Monday, October 22, 2007

Of Miracles and Middle Forces: The Social Construction of Middle-Class Consciousness in the Philippines, 1970s-2000 (A Roundtable Discussion)

PhD Candidate, Brown University, USA and
Visiting Research Fellow, Third World Studies Center

25 October 2007
10:00 a.m.-12:00 noon
Third World Studies Center
Lower Ground Floor Palma Hall
University of the Philippines-Diliman

This talk presents an alternative perspective on middle-class formation in the Philippines, focusing on the social construction of public narratives that relate the history and destiny of the "middle class" to democracy. It will elaborate how and why Filipino scholars, pundits, and ordinary citizens alike understood the major shifts in democratic governance in the past thirty years -- Martial Law, EDSA I, and EDSA II -- as being the products of "the middle class"; and how the cumulative processes of discursive adaptation, social distinction, and political struggle resulted and reinforced a pervasive concept of middle-classness built on interrelated notions of "values", a dialectical tension with consumer culture, and a vision of the class as a maker of modernity. To illustrate this, the talk will present an analysis of explicit references to the "middle class" in the print and digital media, in political statements, and in social science discourse.

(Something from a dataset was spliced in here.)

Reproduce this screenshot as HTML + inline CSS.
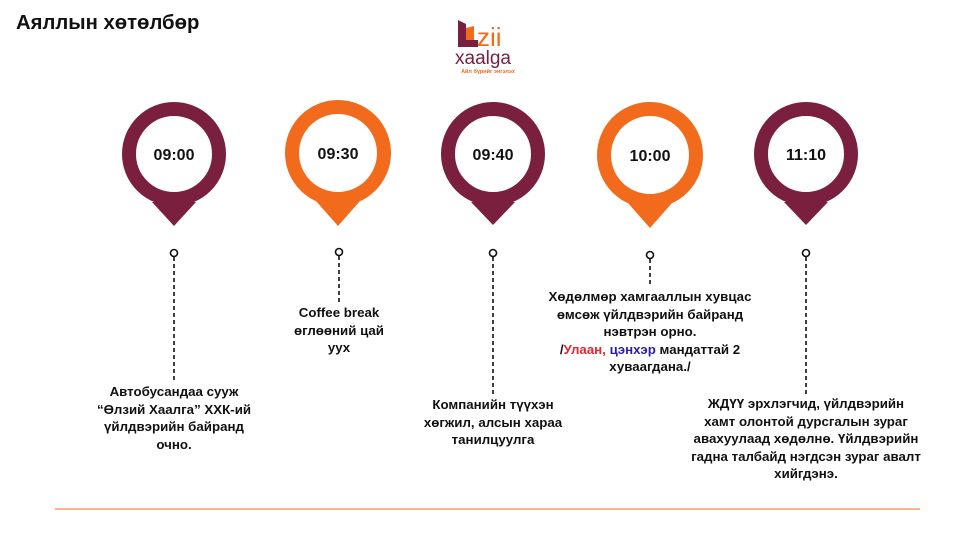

Celso M. Villegas is a PhD candidate from the Department of Sociology, Brown University, Providence, Rhode Island, USA and Visiting Research Fellow at the Third World Studies Center. He is conducting fieldwork for a comparative study of middle-class formation in the Philippines, Ecuador, and Venezuela. He is the co-author (with James Mahoney) of "Historical Enquiry in Comparative Politics," recently published in the Oxford Handbook of Comparative Politics (Oxford University Press).